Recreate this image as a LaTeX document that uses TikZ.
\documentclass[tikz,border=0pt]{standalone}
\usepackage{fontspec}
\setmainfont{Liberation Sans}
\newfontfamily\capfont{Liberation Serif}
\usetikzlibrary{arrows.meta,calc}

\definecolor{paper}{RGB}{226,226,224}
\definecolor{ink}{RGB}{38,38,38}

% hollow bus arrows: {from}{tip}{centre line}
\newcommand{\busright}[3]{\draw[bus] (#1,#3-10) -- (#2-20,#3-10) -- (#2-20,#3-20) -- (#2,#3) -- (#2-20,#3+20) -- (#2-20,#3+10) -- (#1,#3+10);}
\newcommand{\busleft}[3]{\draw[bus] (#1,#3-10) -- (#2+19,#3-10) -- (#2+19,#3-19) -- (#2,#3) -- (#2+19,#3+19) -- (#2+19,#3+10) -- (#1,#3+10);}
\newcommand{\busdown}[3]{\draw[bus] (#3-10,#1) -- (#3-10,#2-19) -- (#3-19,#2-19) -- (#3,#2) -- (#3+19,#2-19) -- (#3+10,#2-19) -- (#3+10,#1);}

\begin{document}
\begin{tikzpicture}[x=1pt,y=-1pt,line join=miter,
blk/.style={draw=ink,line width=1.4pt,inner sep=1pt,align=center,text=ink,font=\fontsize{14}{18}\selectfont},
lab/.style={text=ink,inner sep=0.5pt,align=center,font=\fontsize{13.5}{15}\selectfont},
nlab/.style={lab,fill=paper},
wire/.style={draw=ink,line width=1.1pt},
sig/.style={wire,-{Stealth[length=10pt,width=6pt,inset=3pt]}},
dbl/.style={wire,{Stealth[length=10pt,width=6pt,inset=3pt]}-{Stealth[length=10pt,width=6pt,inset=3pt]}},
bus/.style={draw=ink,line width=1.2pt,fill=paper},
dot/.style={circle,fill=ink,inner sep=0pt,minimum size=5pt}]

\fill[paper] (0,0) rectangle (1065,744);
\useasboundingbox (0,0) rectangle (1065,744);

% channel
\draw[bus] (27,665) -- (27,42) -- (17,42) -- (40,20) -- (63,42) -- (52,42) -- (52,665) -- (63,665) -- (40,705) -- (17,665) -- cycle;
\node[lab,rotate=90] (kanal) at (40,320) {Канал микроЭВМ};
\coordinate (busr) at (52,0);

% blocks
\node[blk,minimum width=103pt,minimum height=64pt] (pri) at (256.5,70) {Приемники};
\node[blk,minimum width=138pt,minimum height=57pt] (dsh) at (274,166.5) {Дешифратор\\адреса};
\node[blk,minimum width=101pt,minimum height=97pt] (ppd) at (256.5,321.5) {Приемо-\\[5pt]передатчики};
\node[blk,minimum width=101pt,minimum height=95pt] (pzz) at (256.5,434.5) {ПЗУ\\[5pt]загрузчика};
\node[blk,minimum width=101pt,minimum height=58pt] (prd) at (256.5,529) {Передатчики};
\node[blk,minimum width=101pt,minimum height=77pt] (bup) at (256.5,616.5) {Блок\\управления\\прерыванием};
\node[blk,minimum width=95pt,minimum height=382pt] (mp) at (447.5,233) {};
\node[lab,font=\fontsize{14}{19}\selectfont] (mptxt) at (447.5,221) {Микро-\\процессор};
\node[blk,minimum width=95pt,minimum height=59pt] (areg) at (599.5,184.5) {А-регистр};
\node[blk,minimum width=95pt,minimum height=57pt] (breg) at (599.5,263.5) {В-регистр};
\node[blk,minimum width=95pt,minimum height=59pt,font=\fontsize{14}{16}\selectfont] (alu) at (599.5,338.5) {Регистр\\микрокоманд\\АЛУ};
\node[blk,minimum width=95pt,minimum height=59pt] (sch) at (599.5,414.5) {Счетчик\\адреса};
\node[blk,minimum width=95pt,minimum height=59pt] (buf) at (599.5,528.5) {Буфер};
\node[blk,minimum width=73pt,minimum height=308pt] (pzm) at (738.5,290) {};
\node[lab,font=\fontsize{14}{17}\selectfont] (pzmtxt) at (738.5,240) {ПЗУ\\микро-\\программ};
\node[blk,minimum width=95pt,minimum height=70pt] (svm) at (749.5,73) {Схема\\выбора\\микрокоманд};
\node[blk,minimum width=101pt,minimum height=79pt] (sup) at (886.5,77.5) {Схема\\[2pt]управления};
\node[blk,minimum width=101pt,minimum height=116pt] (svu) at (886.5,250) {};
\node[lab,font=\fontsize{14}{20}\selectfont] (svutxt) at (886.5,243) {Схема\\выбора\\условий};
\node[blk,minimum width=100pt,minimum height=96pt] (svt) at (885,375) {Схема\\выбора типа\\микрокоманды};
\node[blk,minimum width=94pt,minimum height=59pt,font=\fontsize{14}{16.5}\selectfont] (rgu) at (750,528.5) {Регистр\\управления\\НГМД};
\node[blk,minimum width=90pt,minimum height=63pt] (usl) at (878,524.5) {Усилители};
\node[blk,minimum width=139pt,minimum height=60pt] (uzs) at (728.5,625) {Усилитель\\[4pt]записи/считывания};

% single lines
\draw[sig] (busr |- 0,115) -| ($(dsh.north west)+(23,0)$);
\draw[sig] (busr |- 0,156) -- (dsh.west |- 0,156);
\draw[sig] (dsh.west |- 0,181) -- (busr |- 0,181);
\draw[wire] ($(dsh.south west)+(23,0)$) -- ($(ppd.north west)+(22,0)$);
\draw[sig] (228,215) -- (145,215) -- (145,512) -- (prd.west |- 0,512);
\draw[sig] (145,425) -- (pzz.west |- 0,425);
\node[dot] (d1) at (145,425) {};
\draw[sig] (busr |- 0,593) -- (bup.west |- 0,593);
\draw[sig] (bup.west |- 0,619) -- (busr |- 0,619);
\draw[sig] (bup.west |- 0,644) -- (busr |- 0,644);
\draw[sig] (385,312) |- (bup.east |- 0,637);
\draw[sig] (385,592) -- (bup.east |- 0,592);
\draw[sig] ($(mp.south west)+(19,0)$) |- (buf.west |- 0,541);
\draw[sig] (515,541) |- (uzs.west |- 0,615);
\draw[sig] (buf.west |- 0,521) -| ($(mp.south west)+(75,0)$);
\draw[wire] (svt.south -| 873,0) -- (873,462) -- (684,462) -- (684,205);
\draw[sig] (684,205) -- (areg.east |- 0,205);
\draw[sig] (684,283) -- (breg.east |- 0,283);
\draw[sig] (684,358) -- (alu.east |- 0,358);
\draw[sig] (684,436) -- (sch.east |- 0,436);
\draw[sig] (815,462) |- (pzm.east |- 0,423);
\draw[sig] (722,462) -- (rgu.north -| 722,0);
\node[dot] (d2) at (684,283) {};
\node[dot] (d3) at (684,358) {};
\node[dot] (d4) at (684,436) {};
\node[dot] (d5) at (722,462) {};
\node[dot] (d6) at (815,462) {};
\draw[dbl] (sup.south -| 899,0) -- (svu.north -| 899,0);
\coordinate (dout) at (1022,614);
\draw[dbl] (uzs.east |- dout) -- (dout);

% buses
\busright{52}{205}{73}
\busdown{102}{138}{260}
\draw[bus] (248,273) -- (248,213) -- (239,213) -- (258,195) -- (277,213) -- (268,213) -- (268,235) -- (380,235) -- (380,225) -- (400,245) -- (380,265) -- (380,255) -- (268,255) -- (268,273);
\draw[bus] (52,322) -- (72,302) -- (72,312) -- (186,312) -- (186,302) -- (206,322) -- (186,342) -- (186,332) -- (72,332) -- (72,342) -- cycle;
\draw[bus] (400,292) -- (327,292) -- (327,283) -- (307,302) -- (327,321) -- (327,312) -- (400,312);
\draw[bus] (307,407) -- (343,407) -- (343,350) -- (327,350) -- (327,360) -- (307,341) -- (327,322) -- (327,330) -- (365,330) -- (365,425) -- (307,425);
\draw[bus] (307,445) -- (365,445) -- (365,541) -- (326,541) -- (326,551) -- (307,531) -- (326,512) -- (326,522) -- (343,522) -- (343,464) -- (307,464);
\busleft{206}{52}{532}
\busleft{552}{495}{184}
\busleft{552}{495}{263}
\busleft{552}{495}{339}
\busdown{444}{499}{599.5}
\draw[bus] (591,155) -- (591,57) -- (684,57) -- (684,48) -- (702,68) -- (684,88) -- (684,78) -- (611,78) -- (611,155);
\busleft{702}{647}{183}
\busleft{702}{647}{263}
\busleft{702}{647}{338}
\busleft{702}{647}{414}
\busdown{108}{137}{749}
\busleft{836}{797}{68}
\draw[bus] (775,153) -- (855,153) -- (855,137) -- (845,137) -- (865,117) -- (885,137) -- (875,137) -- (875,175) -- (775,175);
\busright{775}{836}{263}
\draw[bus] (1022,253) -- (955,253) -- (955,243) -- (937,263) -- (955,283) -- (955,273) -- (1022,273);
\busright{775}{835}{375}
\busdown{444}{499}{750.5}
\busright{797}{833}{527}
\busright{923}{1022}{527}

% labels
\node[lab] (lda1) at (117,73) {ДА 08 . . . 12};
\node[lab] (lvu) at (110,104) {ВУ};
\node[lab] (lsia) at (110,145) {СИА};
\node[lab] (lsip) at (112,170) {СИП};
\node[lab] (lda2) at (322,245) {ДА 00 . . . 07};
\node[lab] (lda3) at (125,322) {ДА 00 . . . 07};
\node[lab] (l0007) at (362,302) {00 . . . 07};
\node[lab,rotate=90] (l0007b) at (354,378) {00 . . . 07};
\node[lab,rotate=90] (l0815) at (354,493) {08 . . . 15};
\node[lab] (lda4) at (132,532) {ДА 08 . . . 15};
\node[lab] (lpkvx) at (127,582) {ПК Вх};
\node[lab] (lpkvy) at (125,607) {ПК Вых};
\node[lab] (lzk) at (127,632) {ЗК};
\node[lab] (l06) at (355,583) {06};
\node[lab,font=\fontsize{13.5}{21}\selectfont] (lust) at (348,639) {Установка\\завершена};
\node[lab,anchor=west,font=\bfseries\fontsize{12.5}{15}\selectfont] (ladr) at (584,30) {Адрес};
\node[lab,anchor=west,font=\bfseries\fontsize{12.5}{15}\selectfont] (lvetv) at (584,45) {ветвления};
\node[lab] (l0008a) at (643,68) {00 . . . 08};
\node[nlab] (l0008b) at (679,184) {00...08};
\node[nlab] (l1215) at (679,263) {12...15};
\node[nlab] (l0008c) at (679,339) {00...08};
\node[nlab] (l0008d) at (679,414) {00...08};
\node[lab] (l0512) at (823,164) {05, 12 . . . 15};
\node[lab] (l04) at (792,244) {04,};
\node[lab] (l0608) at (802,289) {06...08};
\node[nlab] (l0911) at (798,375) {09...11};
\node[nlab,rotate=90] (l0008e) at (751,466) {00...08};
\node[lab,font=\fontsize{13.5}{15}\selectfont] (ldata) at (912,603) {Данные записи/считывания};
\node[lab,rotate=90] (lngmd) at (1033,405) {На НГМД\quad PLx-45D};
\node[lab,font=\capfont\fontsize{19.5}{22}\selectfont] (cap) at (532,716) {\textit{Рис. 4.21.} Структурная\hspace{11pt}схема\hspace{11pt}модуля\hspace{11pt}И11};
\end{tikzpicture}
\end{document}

*Problem description*. Everything from the first line above through the line that contains "(busr) at (52,0);" should be duplicated exactly, please, and nothing beyond it.

*Problem solution*.
Recreate this image as a LaTeX document that uses TikZ.
\documentclass[tikz,border=0pt]{standalone}
\usepackage{fontspec}
\setmainfont{Liberation Sans}
\newfontfamily\capfont{Liberation Serif}
\usetikzlibrary{arrows.meta,calc}

\definecolor{paper}{RGB}{226,226,224}
\definecolor{ink}{RGB}{38,38,38}

% hollow bus arrows: {from}{tip}{centre line}
\newcommand{\busright}[3]{\draw[bus] (#1,#3-10) -- (#2-20,#3-10) -- (#2-20,#3-20) -- (#2,#3) -- (#2-20,#3+20) -- (#2-20,#3+10) -- (#1,#3+10);}
\newcommand{\busleft}[3]{\draw[bus] (#1,#3-10) -- (#2+19,#3-10) -- (#2+19,#3-19) -- (#2,#3) -- (#2+19,#3+19) -- (#2+19,#3+10) -- (#1,#3+10);}
\newcommand{\busdown}[3]{\draw[bus] (#3-10,#1) -- (#3-10,#2-19) -- (#3-19,#2-19) -- (#3,#2) -- (#3+19,#2-19) -- (#3+10,#2-19) -- (#3+10,#1);}

\begin{document}
\begin{tikzpicture}[x=1pt,y=-1pt,line join=miter,
blk/.style={draw=ink,line width=1.4pt,inner sep=1pt,align=center,text=ink,font=\fontsize{14}{18}\selectfont},
lab/.style={text=ink,inner sep=0.5pt,align=center,font=\fontsize{13.5}{15}\selectfont},
nlab/.style={lab,fill=paper},
wire/.style={draw=ink,line width=1.1pt},
sig/.style={wire,-{Stealth[length=10pt,width=6pt,inset=3pt]}},
dbl/.style={wire,{Stealth[length=10pt,width=6pt,inset=3pt]}-{Stealth[length=10pt,width=6pt,inset=3pt]}},
bus/.style={draw=ink,line width=1.2pt,fill=paper},
dot/.style={circle,fill=ink,inner sep=0pt,minimum size=5pt}]

\fill[paper] (0,0) rectangle (1065,744);
\useasboundingbox (0,0) rectangle (1065,744);

% channel
\draw[bus] (27,665) -- (27,42) -- (17,42) -- (40,20) -- (63,42) -- (52,42) -- (52,665) -- (63,665) -- (40,705) -- (17,665) -- cycle;
\node[lab,rotate=90] (kanal) at (40,320) {Канал микроЭВМ};
\coordinate (busr) at (52,0);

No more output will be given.